• Collected data:
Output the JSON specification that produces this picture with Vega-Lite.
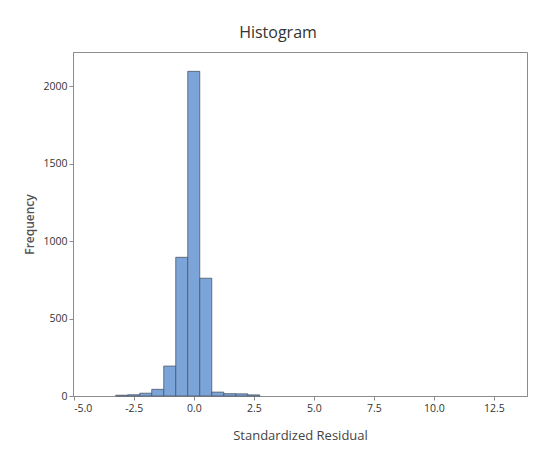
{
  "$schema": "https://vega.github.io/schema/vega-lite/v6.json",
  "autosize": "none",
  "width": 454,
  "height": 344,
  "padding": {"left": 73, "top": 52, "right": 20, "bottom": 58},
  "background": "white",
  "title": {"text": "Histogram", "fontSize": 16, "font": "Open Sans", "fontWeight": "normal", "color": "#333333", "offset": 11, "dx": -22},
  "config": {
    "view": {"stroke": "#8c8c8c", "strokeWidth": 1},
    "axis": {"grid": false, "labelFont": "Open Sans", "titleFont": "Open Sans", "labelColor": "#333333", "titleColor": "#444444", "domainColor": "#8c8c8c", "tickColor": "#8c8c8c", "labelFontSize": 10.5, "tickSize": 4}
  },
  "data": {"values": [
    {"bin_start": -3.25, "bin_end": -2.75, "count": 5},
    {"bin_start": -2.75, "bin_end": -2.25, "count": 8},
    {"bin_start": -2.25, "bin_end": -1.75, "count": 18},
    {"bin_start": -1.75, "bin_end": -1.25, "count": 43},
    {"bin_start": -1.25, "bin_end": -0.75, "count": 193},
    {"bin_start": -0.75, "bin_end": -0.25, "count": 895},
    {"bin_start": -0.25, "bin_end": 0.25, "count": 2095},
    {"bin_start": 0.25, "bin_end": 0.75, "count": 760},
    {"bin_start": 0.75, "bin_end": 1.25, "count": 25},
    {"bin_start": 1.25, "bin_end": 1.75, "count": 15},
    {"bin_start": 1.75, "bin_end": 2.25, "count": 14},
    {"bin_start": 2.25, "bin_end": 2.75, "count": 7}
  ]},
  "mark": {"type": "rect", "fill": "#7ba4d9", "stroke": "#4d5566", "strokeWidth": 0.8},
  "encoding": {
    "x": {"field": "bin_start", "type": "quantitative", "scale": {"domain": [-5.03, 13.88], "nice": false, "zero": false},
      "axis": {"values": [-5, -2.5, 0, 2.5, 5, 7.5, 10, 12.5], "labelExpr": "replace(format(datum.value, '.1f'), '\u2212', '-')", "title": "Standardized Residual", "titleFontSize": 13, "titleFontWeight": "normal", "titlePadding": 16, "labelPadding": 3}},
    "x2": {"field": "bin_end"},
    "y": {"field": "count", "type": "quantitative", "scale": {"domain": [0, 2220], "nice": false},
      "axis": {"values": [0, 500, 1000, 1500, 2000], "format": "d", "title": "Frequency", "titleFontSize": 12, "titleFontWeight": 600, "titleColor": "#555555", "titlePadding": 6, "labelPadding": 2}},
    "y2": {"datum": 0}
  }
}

• Written task: Give every line above again exactly, with no pictures.

• Expected answer:
Output the JSON specification that produces this picture with Vega-Lite.
{
  "$schema": "https://vega.github.io/schema/vega-lite/v6.json",
  "autosize": "none",
  "width": 454,
  "height": 344,
  "padding": {"left": 73, "top": 52, "right": 20, "bottom": 58},
  "background": "white",
  "title": {"text": "Histogram", "fontSize": 16, "font": "Open Sans", "fontWeight": "normal", "color": "#333333", "offset": 11, "dx": -22},
  "config": {
    "view": {"stroke": "#8c8c8c", "strokeWidth": 1},
    "axis": {"grid": false, "labelFont": "Open Sans", "titleFont": "Open Sans", "labelColor": "#333333", "titleColor": "#444444", "domainColor": "#8c8c8c", "tickColor": "#8c8c8c", "labelFontSize": 10.5, "tickSize": 4}
  },
  "data": {"values": [
    {"bin_start": -3.25, "bin_end": -2.75, "count": 5},
    {"bin_start": -2.75, "bin_end": -2.25, "count": 8},
    {"bin_start": -2.25, "bin_end": -1.75, "count": 18},
    {"bin_start": -1.75, "bin_end": -1.25, "count": 43},
    {"bin_start": -1.25, "bin_end": -0.75, "count": 193},
    {"bin_start": -0.75, "bin_end": -0.25, "count": 895},
    {"bin_start": -0.25, "bin_end": 0.25, "count": 2095},
    {"bin_start": 0.25, "bin_end": 0.75, "count": 760},
    {"bin_start": 0.75, "bin_end": 1.25, "count": 25},
    {"bin_start": 1.25, "bin_end": 1.75, "count": 15},
    {"bin_start": 1.75, "bin_end": 2.25, "count": 14},
    {"bin_start": 2.25, "bin_end": 2.75, "count": 7}
  ]},
  "mark": {"type": "rect", "fill": "#7ba4d9", "stroke": "#4d5566", "strokeWidth": 0.8},
  "encoding": {
    "x": {"field": "bin_start", "type": "quantitative", "scale": {"domain": [-5.03, 13.88], "nice": false, "zero": false},
      "axis": {"values": [-5, -2.5, 0, 2.5, 5, 7.5, 10, 12.5], "labelExpr": "replace(format(datum.value, '.1f'), '\u2212', '-')", "title": "Standardized Residual", "titleFontSize": 13, "titleFontWeight": "normal", "titlePadding": 16, "labelPadding": 3}},
    "x2": {"field": "bin_end"},
    "y": {"field": "count", "type": "quantitative", "scale": {"domain": [0, 2220], "nice": false},
      "axis": {"values": [0, 500, 1000, 1500, 2000], "format": "d", "title": "Frequency", "titleFontSize": 12, "titleFontWeight": 600, "titleColor": "#555555", "titlePadding": 6, "labelPadding": 2}},
    "y2": {"datum": 0}
  }
}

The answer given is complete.